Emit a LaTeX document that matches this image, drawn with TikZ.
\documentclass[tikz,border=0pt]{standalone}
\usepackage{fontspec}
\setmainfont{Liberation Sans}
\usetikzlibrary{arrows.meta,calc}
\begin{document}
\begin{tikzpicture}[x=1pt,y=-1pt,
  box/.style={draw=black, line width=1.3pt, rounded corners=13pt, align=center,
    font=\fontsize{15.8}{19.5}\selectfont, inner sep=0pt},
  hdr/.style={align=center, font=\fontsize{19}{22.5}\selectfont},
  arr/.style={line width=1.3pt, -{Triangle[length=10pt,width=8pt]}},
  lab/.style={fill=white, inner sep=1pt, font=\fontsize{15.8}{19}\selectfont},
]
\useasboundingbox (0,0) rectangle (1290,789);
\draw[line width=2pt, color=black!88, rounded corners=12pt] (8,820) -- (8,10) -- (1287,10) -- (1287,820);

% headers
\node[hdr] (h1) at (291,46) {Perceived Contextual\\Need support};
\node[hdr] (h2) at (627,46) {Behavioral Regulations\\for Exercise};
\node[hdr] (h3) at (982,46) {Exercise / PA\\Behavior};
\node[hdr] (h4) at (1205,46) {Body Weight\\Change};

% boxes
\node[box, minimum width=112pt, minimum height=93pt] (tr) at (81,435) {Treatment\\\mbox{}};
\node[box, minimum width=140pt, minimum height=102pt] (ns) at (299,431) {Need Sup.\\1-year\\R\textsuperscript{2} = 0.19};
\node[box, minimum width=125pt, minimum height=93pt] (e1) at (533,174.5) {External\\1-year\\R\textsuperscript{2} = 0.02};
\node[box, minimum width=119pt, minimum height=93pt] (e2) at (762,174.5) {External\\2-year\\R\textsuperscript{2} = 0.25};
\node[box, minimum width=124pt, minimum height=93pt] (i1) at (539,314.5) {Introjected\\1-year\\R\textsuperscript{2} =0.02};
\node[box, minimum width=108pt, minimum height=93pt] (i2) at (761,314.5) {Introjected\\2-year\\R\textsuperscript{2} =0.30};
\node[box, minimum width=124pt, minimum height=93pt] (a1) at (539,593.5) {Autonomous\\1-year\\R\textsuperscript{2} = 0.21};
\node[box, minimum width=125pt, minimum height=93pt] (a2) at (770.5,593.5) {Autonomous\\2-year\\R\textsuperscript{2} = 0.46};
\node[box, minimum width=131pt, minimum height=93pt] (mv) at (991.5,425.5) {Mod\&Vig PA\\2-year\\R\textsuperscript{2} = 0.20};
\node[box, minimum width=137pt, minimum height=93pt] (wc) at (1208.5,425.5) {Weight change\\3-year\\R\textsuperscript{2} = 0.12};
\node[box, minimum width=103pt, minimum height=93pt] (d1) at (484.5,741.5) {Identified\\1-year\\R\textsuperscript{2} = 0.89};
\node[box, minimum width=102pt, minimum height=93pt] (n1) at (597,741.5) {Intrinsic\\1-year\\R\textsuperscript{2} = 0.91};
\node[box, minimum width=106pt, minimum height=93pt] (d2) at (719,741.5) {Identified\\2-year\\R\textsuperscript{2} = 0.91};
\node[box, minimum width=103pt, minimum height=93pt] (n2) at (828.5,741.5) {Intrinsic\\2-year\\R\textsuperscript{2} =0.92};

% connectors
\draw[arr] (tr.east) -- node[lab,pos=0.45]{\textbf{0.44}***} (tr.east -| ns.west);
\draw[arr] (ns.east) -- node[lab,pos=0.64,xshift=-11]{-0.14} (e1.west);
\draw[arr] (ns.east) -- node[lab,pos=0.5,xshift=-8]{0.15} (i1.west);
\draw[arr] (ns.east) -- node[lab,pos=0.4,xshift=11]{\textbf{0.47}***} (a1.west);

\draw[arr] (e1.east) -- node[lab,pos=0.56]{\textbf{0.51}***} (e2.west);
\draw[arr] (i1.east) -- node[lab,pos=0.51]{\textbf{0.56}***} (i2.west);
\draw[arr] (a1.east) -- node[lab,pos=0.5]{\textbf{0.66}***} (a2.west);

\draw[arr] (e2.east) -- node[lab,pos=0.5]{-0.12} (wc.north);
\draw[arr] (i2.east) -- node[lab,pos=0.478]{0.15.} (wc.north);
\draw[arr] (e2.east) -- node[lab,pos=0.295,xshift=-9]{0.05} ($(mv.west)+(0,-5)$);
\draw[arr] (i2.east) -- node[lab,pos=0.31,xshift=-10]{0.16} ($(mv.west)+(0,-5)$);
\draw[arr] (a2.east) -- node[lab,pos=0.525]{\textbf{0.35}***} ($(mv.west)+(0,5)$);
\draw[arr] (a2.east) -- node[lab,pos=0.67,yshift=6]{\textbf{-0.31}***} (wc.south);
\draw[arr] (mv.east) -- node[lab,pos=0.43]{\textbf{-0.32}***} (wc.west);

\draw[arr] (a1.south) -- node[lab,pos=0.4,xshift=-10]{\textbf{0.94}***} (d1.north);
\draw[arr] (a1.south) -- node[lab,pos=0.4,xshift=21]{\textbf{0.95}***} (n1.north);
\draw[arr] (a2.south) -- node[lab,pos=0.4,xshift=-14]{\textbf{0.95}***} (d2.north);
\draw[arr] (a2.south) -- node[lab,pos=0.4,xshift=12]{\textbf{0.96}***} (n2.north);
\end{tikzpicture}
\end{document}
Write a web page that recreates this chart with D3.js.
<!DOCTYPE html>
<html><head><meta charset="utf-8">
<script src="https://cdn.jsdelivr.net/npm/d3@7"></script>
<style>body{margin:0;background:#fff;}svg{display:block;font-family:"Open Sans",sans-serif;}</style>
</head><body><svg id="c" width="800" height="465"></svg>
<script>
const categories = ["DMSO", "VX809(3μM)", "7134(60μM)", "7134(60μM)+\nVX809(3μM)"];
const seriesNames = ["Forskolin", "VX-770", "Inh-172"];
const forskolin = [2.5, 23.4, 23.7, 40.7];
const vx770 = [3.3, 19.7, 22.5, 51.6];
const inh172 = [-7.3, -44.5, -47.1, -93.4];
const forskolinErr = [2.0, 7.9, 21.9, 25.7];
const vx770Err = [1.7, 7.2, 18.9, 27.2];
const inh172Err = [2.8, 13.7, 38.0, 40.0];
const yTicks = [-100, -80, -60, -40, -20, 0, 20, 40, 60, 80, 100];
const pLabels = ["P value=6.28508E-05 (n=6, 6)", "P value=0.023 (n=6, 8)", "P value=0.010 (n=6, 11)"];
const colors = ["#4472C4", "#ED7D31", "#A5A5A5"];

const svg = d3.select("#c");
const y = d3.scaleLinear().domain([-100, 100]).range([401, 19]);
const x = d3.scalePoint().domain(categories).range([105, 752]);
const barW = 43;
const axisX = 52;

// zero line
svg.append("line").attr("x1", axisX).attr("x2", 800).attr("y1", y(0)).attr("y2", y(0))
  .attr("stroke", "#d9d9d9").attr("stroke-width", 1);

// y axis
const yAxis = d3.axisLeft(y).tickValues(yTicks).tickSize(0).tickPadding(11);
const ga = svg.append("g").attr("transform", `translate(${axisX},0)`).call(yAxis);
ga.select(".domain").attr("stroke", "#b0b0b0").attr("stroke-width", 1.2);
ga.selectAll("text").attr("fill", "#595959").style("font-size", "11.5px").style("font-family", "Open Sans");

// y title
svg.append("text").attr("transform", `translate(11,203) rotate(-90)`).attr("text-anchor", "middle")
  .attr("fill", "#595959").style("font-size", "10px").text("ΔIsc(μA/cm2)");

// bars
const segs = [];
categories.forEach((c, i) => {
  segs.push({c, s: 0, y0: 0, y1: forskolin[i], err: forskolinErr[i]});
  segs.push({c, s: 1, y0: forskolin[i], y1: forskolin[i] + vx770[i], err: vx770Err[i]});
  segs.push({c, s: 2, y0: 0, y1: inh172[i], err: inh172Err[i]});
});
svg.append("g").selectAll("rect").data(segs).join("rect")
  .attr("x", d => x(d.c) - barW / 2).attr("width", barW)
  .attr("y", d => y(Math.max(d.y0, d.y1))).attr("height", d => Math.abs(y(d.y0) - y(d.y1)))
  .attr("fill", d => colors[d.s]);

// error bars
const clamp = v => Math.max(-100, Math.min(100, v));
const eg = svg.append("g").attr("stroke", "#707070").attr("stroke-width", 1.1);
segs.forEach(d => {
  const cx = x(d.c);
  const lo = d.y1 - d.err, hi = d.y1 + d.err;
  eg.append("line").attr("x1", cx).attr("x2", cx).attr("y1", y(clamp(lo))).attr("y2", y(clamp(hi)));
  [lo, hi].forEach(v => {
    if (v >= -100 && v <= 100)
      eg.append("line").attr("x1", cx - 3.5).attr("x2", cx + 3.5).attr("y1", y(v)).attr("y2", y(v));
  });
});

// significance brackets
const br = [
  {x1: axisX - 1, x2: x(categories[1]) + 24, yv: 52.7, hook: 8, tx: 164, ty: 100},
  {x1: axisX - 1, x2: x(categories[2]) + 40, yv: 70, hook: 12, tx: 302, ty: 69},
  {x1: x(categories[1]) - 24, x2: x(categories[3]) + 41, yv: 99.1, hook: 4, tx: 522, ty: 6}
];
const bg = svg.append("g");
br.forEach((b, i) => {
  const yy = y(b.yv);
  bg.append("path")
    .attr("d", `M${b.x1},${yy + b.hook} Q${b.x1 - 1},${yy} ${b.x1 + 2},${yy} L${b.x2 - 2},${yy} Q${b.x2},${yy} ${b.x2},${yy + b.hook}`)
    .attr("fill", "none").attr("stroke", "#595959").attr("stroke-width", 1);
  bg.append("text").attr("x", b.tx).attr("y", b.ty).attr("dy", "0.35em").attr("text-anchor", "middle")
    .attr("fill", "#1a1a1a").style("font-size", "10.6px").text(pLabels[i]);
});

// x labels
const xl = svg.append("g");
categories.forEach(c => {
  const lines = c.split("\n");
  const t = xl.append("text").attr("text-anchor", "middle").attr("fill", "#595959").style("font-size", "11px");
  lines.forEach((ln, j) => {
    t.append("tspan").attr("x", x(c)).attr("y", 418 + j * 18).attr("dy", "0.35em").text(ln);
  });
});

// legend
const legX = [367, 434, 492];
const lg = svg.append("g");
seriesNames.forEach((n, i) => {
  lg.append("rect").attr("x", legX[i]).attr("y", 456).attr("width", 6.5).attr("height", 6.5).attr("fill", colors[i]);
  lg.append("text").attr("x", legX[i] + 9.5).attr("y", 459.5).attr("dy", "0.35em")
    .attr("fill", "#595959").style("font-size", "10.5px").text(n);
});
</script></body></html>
════════════════════
*To do:* Only the lines from the start of the data to the line holding "(1287,10) -- (1287,820);" are wanted; return them exactly, both ends included.

*Written reply:*
Emit a LaTeX document that matches this image, drawn with TikZ.
\documentclass[tikz,border=0pt]{standalone}
\usepackage{fontspec}
\setmainfont{Liberation Sans}
\usetikzlibrary{arrows.meta,calc}
\begin{document}
\begin{tikzpicture}[x=1pt,y=-1pt,
  box/.style={draw=black, line width=1.3pt, rounded corners=13pt, align=center,
    font=\fontsize{15.8}{19.5}\selectfont, inner sep=0pt},
  hdr/.style={align=center, font=\fontsize{19}{22.5}\selectfont},
  arr/.style={line width=1.3pt, -{Triangle[length=10pt,width=8pt]}},
  lab/.style={fill=white, inner sep=1pt, font=\fontsize{15.8}{19}\selectfont},
]
\useasboundingbox (0,0) rectangle (1290,789);
\draw[line width=2pt, color=black!88, rounded corners=12pt] (8,820) -- (8,10) -- (1287,10) -- (1287,820);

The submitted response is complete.